I loved the theatre so much I decided not to aspire to be a professional actor. (I have, of course, become a real estate broker, and I’m open to the premise that performers in both fields have more than a few skills in common.)

By the time I graduated with a theatre degree in 1974, I knew I had talent. I also knew I wasn’t good enough. Not by my standards. Not to do justice to a craft I held as holy.
Why holy?
Growing up, my Dad, the original Rosey, was drama editor for the New York Post. For the sake of his son, he assigned himself to review children’s shows; we would see as many as four a weekend. (Though my memory is vague, I don’t believe he ever turned in a negative review.)
As soon as I was old enough—and probably long before—I became a Broadway and off-Broadway regular. With tickets free and a phone call away, I saw a lot. I still get chills remembering James Earl Jones in “The Great White Hope” and George C. Scott in “Death of a Salesman.” (Another memorable moment was seeing Mohammad Ali, after he’d been stripped of his heavyweight crown, parading down the aisle past me in a short-lived and forgettable musical “Buck White.”
And imagine what the dinner table conversation sounded like, with parents who never missed an opening.

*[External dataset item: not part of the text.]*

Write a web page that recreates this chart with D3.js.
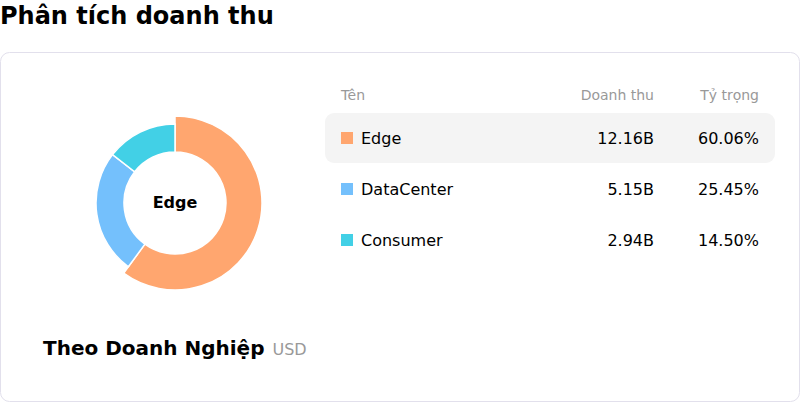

The debates were particularly hot, and ongoing, about the succession of actors playing Tevye in “Fiddler on the Roof.” Who was better, Herschel Bernardi or the original Zero Mostel?
So when I settled in Ashland, the home of the Oregon Shakespeare Festival, it felt like coming home. Of course, with the quality of the productions at OSF and the other companies here, am continually reminded why I didn’t aspire to become an actor.